Kia is emerging as a genuine EV contender with accelerating sales and an expanding electric lineup spanning sedans to vans. The South Korean manufacturer has moved beyond niche positioning to deliver volume across multiple segments, a strategy that separates it from specialists focused on single categories.
The company's EV portfolio now includes the Niro EV, EV6, EV9, and EV5, covering crossovers, performance sedans, three-row family vehicles, and compact options. This breadth matters. Traditional automakers struggled with EV strategy by launching one or two models. Kia built a complete ecosystem.
Sales data confirms the bet is working. Kia's EV volumes are climbing faster than legacy automakers' totals, though it trails Tesla in raw numbers. The company targets roughly 1.2 million annual EV sales by 2030. That projection carries weight given its current trajectory and manufacturing capacity additions.
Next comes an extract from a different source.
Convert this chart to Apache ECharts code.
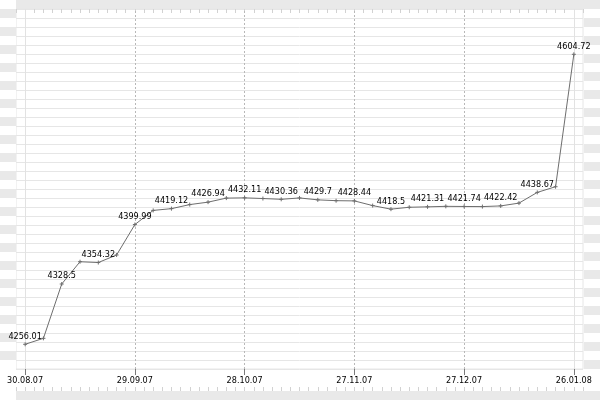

Competitive positioning favors Kia right now. Tesla's lineup remains narrower, though dominant in sedans. Legacy brands like BMW, Mercedes, and Volkswagen offer electric options but struggle with pricing and dealer network inefficiencies. Kia prices aggressively while maintaining quality standards on battery packs and drivetrains. The EV6, specifically, competes directly with the Ioniq 6 and Ioniq 5 from sister company Hyundai, creating internal competition that drives innovation without cannibalizing market share they wouldn't otherwise capture.
New model launches announced for the next 18 months include variants across price points. This matters because EV adoption hinges on choice and accessibility. A $45,000 electric van or sedan reaches buyers priced out of premium options.
What drivers care about: range, charging speed, reliability, and total cost of ownership. Kia addresses all four.